■ Given problem: Without the pictures, can you quote each line below exactly?

■ Dataset section:
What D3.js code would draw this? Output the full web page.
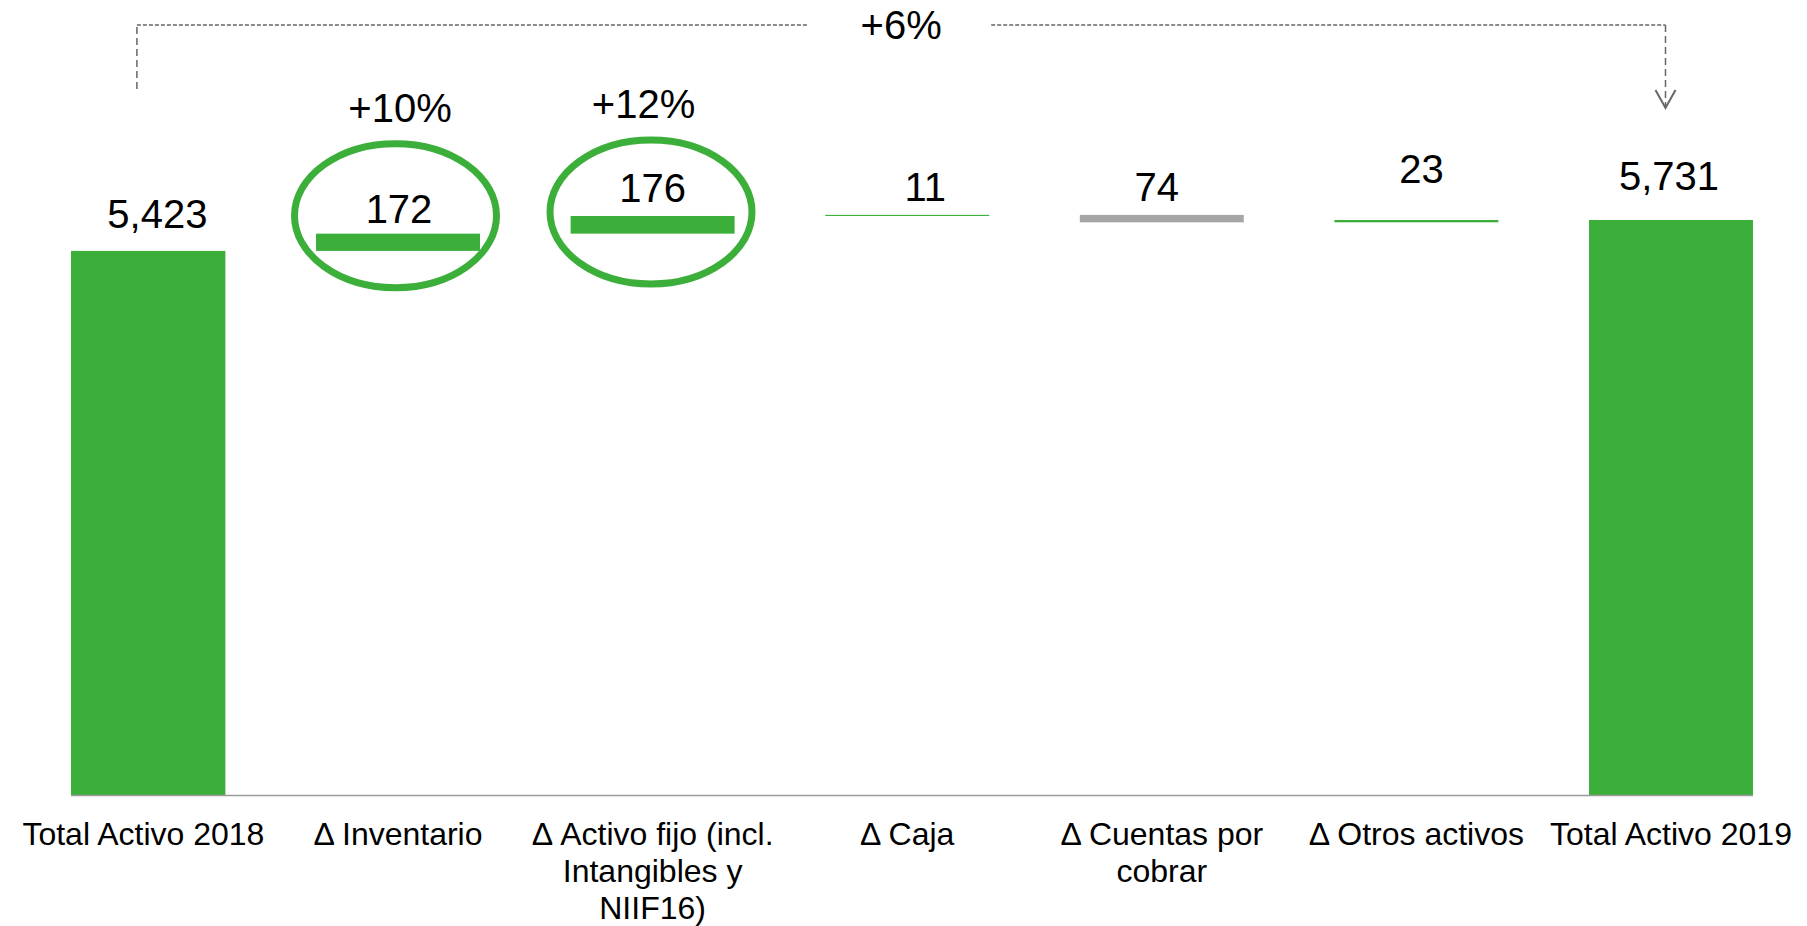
<!DOCTYPE html>
<html><head><meta charset="utf-8">
<script src="https://cdn.jsdelivr.net/npm/d3@7"></script>
<style>html,body{margin:0;padding:0;background:#fff;} svg{display:block;}</style>
</head><body><svg id="chart" width="1807" height="926"></svg>
<script>
// ---------------- DATA ----------------
const categories = ["Total Activo 2018", "Δ Inventario", "Δ Activo fijo (incl. Intangibles y NIIF16)", "Δ Caja", "Δ Cuentas por cobrar", "Δ Otros activos", "Total Activo 2019"];
const tickLabels = [["Total Activo 2018"], ["Δ Inventario"], ["Δ Activo fijo (incl.", "Intangibles y", "NIIF16)"], ["Δ Caja"], ["Δ Cuentas por", "cobrar"], ["Δ Otros activos"], ["Total Activo 2019"]];
const values = [5423, 172, 176, 11, -74, 23, 5731];
const kinds = ["total", "delta", "delta", "delta", "delta", "delta", "total"];
const highlightCategories = ["Δ Inventario", "Δ Activo fijo (incl. Intangibles y NIIF16)"];
const highlightLabels = ["+10%", "+12%"];
const totalChangeLabel = "+6%";

// ---------------- LAYOUT / STYLE ----------------
const W = 1807, H = 926;
const baseY = 795, topValueY = 220;
const plotLeft = 71;
const green = "#3caf3a", gray = "#a6a6a6", dashColor = "#666666";
const font = "'Liberation Sans', Arial, sans-serif";
const valueLabelDx = [14, 1, 0, 18, -5, 5, -2];
const valueLabelGap = [23, 11, 14, 14, 14, 37, 30];
const ellipseDx = [-2.5, -1.6], ellipseDy = [-18, -4];
const ellipseRx = 101, ellipseRy = 72;
const pctDx = [4.5, -7.5];

const svg = d3.select("#chart");

// waterfall computation
let cum = 0;
const bars = values.map((v, i) => {
  let y0, y1;
  if (kinds[i] === "total") { y0 = 0; y1 = v; cum = v; }
  else { y0 = cum; y1 = cum + v; cum = y1; }
  return { cat: categories[i], v, y0, y1, lo: Math.min(y0, y1), hi: Math.max(y0, y1), i };
});

const x = d3.scaleBand().domain(categories).range([10.5, 1803.9]).paddingInner(0.356).paddingOuter(0.2);
const y = d3.scaleLinear().domain([0, d3.max(values)]).range([baseY, topValueY]);

svg.append("defs").append("clipPath").attr("id", "plotclip")
  .append("rect").attr("x", plotLeft).attr("y", 0).attr("width", W - plotLeft).attr("height", H);

// bars
svg.append("g").attr("clip-path", "url(#plotclip)")
  .selectAll("rect").data(bars).join("rect")
  .attr("x", d => x(d.cat))
  .attr("width", x.bandwidth())
  .attr("y", d => y(d.hi))
  .attr("height", d => y(d.lo) - y(d.hi))
  .attr("fill", d => d.v < 0 ? gray : green);

// axis line
const xAxisG = svg.append("g").attr("transform", `translate(0,${baseY})`)
  .call(d3.axisBottom(x).tickSize(0).tickFormat(""));
xAxisG.select(".domain").attr("d", `M${plotLeft},0.5H${x(categories[6]) + x.bandwidth()}`)
  .attr("stroke", "#9a9a9a").attr("stroke-width", 1.5);

// category labels
const catG = svg.append("g");
tickLabels.forEach((lines, i) => {
  const t = catG.append("text")
    .attr("x", x(categories[i]) + x.bandwidth() / 2)
    .attr("y", 845)
    .attr("text-anchor", "middle")
    .attr("font-family", font).attr("font-size", 32).attr("fill", "#000");
  lines.forEach((ln, j) => {
    t.append("tspan").attr("x", x(categories[i]) + x.bandwidth() / 2)
      .attr("y", 845 + j * 37).text(ln);
  });
});

// value labels
const fmt = d3.format(",");
svg.append("g").selectAll("text").data(bars).join("text")
  .attr("x", d => x(d.cat) + x.bandwidth() / 2 + valueLabelDx[d.i])
  .attr("y", d => y(d.hi) - valueLabelGap[d.i])
  .attr("text-anchor", "middle")
  .attr("font-family", font).attr("font-size", 40).attr("fill", "#000")
  .text(d => fmt(Math.abs(d.v)));

// highlight ellipses and percentages
highlightCategories.forEach((c, k) => {
  const b = bars[categories.indexOf(c)];
  const cx = x(c) + x.bandwidth() / 2 + ellipseDx[k];
  const cy = y(b.hi) + ellipseDy[k];
  svg.append("ellipse").attr("cx", cx).attr("cy", cy).attr("rx", ellipseRx).attr("ry", ellipseRy)
    .attr("fill", "none").attr("stroke", green).attr("stroke-width", 7);
  svg.append("text").attr("x", cx + pctDx[k]).attr("y", cy - ellipseRy - 3.5 - 18)
    .attr("text-anchor", "middle").attr("font-family", font).attr("font-size", 40).attr("fill", "#000")
    .text(highlightLabels[k]);
});

// total change bracket
const xl = x(categories[0]) + x.bandwidth() / 2 - 6.5;
const xr = x(categories[6]) + x.bandwidth() / 2 - 5.5;
const bracketY = 25, leftBottom = 89, tipY = 108;
const midX = (xl + xr) / 2;
const gapHalf = 94;
const g = svg.append("g").attr("fill", "none").attr("stroke", dashColor).attr("stroke-width", 1.5);
g.append("path").attr("d", `M${xl},${leftBottom}V${bracketY}`).attr("stroke-dasharray", "7,4");
g.append("path").attr("d", `M${xl},${bracketY}H${midX - gapHalf}`).attr("stroke-dasharray", "4,2");
g.append("path").attr("d", `M${midX + gapHalf - 4},${bracketY}H${xr}`).attr("stroke-dasharray", "4,2");
g.append("path").attr("d", `M${xr},${bracketY}V${tipY - 2}`).attr("stroke-dasharray", "7,4");
g.append("path").attr("d", `M${xr - 10},${tipY - 18}L${xr},${tipY}L${xr + 10},${tipY - 18}`).attr("stroke-width", 2);
svg.append("text").attr("x", midX).attr("y", 39).attr("text-anchor", "middle")
  .attr("font-family", font).attr("font-size", 40).attr("fill", "#000").text(totalChangeLabel);
</script>
</body></html>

■ Written answer:
What D3.js code would draw this? Output the full web page.
<!DOCTYPE html>
<html><head><meta charset="utf-8">
<script src="https://cdn.jsdelivr.net/npm/d3@7"></script>
<style>html,body{margin:0;padding:0;background:#fff;} svg{display:block;}</style>
</head><body><svg id="chart" width="1807" height="926"></svg>
<script>
// ---------------- DATA ----------------
const categories = ["Total Activo 2018", "Δ Inventario", "Δ Activo fijo (incl. Intangibles y NIIF16)", "Δ Caja", "Δ Cuentas por cobrar", "Δ Otros activos", "Total Activo 2019"];
const tickLabels = [["Total Activo 2018"], ["Δ Inventario"], ["Δ Activo fijo (incl.", "Intangibles y", "NIIF16)"], ["Δ Caja"], ["Δ Cuentas por", "cobrar"], ["Δ Otros activos"], ["Total Activo 2019"]];
const values = [5423, 172, 176, 11, -74, 23, 5731];
const kinds = ["total", "delta", "delta", "delta", "delta", "delta", "total"];
const highlightCategories = ["Δ Inventario", "Δ Activo fijo (incl. Intangibles y NIIF16)"];
const highlightLabels = ["+10%", "+12%"];
const totalChangeLabel = "+6%";

// ---------------- LAYOUT / STYLE ----------------
const W = 1807, H = 926;
const baseY = 795, topValueY = 220;
const plotLeft = 71;
const green = "#3caf3a", gray = "#a6a6a6", dashColor = "#666666";
const font = "'Liberation Sans', Arial, sans-serif";
const valueLabelDx = [14, 1, 0, 18, -5, 5, -2];
const valueLabelGap = [23, 11, 14, 14, 14, 37, 30];
const ellipseDx = [-2.5, -1.6], ellipseDy = [-18, -4];
const ellipseRx = 101, ellipseRy = 72;
const pctDx = [4.5, -7.5];

const svg = d3.select("#chart");

// waterfall computation
let cum = 0;
const bars = values.map((v, i) => {
  let y0, y1;
  if (kinds[i] === "total") { y0 = 0; y1 = v; cum = v; }
  else { y0 = cum; y1 = cum + v; cum = y1; }
  return { cat: categories[i], v, y0, y1, lo: Math.min(y0, y1), hi: Math.max(y0, y1), i };
});

const x = d3.scaleBand().domain(categories).range([10.5, 1803.9]).paddingInner(0.356).paddingOuter(0.2);
const y = d3.scaleLinear().domain([0, d3.max(values)]).range([baseY, topValueY]);

svg.append("defs").append("clipPath").attr("id", "plotclip")
  .append("rect").attr("x", plotLeft).attr("y", 0).attr("width", W - plotLeft).attr("height", H);

// bars
svg.append("g").attr("clip-path", "url(#plotclip)")
  .selectAll("rect").data(bars).join("rect")
  .attr("x", d => x(d.cat))
  .attr("width", x.bandwidth())
  .attr("y", d => y(d.hi))
  .attr("height", d => y(d.lo) - y(d.hi))
  .attr("fill", d => d.v < 0 ? gray : green);

// axis line
const xAxisG = svg.append("g").attr("transform", `translate(0,${baseY})`)
  .call(d3.axisBottom(x).tickSize(0).tickFormat(""));
xAxisG.select(".domain").attr("d", `M${plotLeft},0.5H${x(categories[6]) + x.bandwidth()}`)
  .attr("stroke", "#9a9a9a").attr("stroke-width", 1.5);

// category labels
const catG = svg.append("g");
tickLabels.forEach((lines, i) => {
  const t = catG.append("text")
    .attr("x", x(categories[i]) + x.bandwidth() / 2)
    .attr("y", 845)
    .attr("text-anchor", "middle")
    .attr("font-family", font).attr("font-size", 32).attr("fill", "#000");
  lines.forEach((ln, j) => {
    t.append("tspan").attr("x", x(categories[i]) + x.bandwidth() / 2)
      .attr("y", 845 + j * 37).text(ln);
  });
});

// value labels
const fmt = d3.format(",");
svg.append("g").selectAll("text").data(bars).join("text")
  .attr("x", d => x(d.cat) + x.bandwidth() / 2 + valueLabelDx[d.i])
  .attr("y", d => y(d.hi) - valueLabelGap[d.i])
  .attr("text-anchor", "middle")
  .attr("font-family", font).attr("font-size", 40).attr("fill", "#000")
  .text(d => fmt(Math.abs(d.v)));

// highlight ellipses and percentages
highlightCategories.forEach((c, k) => {
  const b = bars[categories.indexOf(c)];
  const cx = x(c) + x.bandwidth() / 2 + ellipseDx[k];
  const cy = y(b.hi) + ellipseDy[k];
  svg.append("ellipse").attr("cx", cx).attr("cy", cy).attr("rx", ellipseRx).attr("ry", ellipseRy)
    .attr("fill", "none").attr("stroke", green).attr("stroke-width", 7);
  svg.append("text").attr("x", cx + pctDx[k]).attr("y", cy - ellipseRy - 3.5 - 18)
    .attr("text-anchor", "middle").attr("font-family", font).attr("font-size", 40).attr("fill", "#000")
    .text(highlightLabels[k]);
});

// total change bracket
const xl = x(categories[0]) + x.bandwidth() / 2 - 6.5;
const xr = x(categories[6]) + x.bandwidth() / 2 - 5.5;
const bracketY = 25, leftBottom = 89, tipY = 108;
const midX = (xl + xr) / 2;
const gapHalf = 94;
const g = svg.append("g").attr("fill", "none").attr("stroke", dashColor).attr("stroke-width", 1.5);
g.append("path").attr("d", `M${xl},${leftBottom}V${bracketY}`).attr("stroke-dasharray", "7,4");
g.append("path").attr("d", `M${xl},${bracketY}H${midX - gapHalf}`).attr("stroke-dasharray", "4,2");
g.append("path").attr("d", `M${midX + gapHalf - 4},${bracketY}H${xr}`).attr("stroke-dasharray", "4,2");
g.append("path").attr("d", `M${xr},${bracketY}V${tipY - 2}`).attr("stroke-dasharray", "7,4");
g.append("path").attr("d", `M${xr - 10},${tipY - 18}L${xr},${tipY}L${xr + 10},${tipY - 18}`).attr("stroke-width", 2);
svg.append("text").attr("x", midX).attr("y", 39).attr("text-anchor", "middle")
  .attr("font-family", font).attr("font-size", 40).attr("fill", "#000").text(totalChangeLabel);
</script>
</body></html>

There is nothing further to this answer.